Recognising the need for change
Penrith Council takes the whole business papers process seriously, recognising that errors in agendas flow right through the organisation and take much time and labour to reverse. Ms Stevens says Council took one look at their problems, "and said, in effect, here's the money, go and fix it." No-one was hanging out for the retention of the status quo. Ms Stevens says: "Everyone was behind a change because we all hated the old system so much."
Some time previously, Council had installed a well known electronic document records management system (EDRMS). There had been some pressure within Council, from outside the relevant administrative sections, to purchase that supplier's business papers module, but in the event this was strongly resisted by the users. The agendas and minutes module was not highly regarded in its own right, and staff found the EDRMS rather confusing to use for most purposes. As for Infocouncil, Ms Stevens says its main attraction for Councillors was that "the new system was customised so the business papers looked exactly the same as before."
A success story
The introduction of Infocouncil in 2004 completely transformed the entire process of agenda and minutes compilation and publishing at Penrith. The users could not be happier with Infocouncil. Reliability problems are a thing of the past, and, according to Cristy Stevens, the system is so simple to operate, "our users don't need training or paper work." To get a business paper out by Wednesday evening they used to start work on it at midday on the prior Monday. "Now", she says, "we can start at midday Wednesday if needs be."
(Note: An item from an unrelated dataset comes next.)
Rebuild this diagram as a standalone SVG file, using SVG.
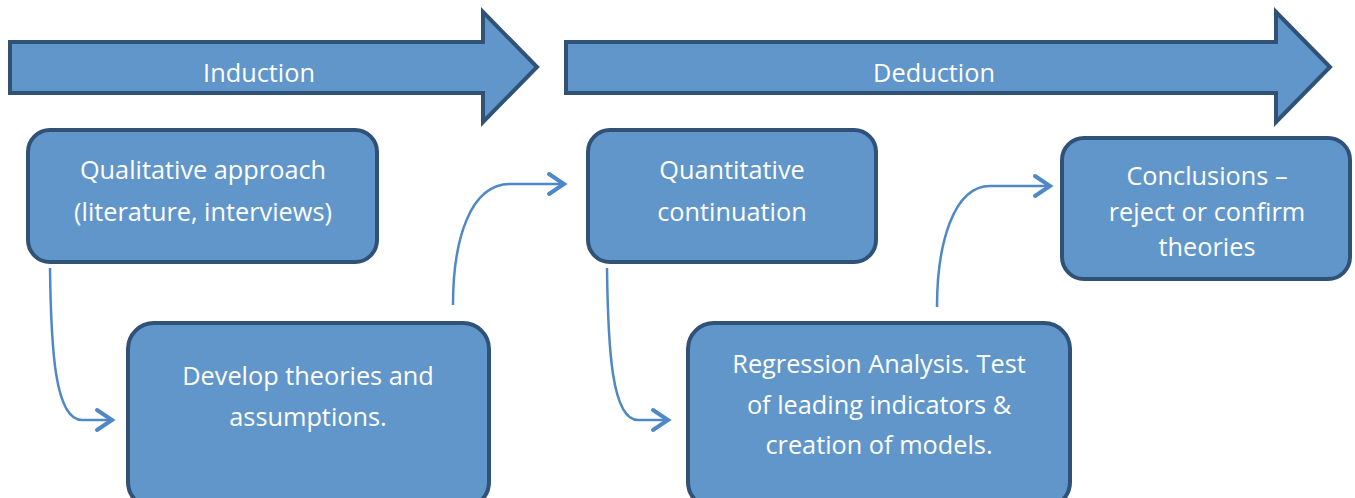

Furthermore, although some Councils feel business papers must integrate with the existing data management system, this was found to be completely unnecessary at Penrith. Since its introduction there, Infocouncil has been used as a stand-alone system within Council's administration. Managers have simply adopted the system as it is, and even those who have avoided getting involved with the process use it occasionally. [Please see the footnote relating to this topic].
Training and efficiency
Ms Stevens has greatly improved her own work efficiency by developing, in each department, a system champion, to whom report writers and others can turn if they find themselves in difficulty. She says "they show the new people how to do it and there's no problem." She can leave it to them.
Support and service
On the occasions where pressing issues arise, Council is particularly appreciative of the service offered by Infocouncil in support of Infocouncil. Ms Stevens and Infocouncil's technical team have worked out a system of priorities, whereby pressing issues are dealt with immediately, while others wait their turn. An example of the latter was where a (false) error signal on compiling indicated that the agenda had failed to save, when in fact it had. Cancelling the error statement was a small action, but the event was an irritation. This was, with agreement between Ms Stevens and Infocouncil's technical officer, adjusted by email within a few days.
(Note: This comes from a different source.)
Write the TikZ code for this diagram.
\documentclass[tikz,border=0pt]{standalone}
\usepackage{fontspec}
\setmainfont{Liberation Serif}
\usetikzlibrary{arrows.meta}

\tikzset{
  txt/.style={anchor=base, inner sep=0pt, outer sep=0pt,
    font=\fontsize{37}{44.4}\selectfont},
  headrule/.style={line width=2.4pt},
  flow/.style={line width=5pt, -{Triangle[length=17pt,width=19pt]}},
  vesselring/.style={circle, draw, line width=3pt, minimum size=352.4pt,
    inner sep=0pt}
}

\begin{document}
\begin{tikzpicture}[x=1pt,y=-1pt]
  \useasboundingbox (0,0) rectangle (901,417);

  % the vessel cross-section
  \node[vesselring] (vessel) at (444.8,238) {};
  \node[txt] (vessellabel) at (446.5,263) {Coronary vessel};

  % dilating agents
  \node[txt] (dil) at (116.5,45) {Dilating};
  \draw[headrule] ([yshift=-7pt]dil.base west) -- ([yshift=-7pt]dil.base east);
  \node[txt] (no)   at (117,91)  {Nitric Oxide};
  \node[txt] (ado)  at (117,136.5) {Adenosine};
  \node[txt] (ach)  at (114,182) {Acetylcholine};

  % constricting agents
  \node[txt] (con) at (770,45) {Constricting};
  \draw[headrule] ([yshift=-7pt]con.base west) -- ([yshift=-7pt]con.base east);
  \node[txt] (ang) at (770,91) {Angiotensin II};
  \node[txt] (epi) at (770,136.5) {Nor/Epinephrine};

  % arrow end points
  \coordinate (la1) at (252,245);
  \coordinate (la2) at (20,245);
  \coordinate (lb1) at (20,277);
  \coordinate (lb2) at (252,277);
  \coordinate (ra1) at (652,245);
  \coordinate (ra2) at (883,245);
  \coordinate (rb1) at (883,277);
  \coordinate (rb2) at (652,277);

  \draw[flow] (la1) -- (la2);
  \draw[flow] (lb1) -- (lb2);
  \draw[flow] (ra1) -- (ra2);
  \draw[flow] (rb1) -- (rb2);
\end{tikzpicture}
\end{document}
Ms Stevens says: "If I've had any problems we've had instant help over the phone, or a new version. We've never been held up in getting a business paper out."
When asked to summarise how Infocouncil has changed things overall, Cristy Stevens said: "We don't yet use all the functions, but of those we are using it would have to be a 9 or a 10 out of 10."
In 2014 Penrith City Council became the first council to start using the Infocouncil export to TechnologyOne ECM.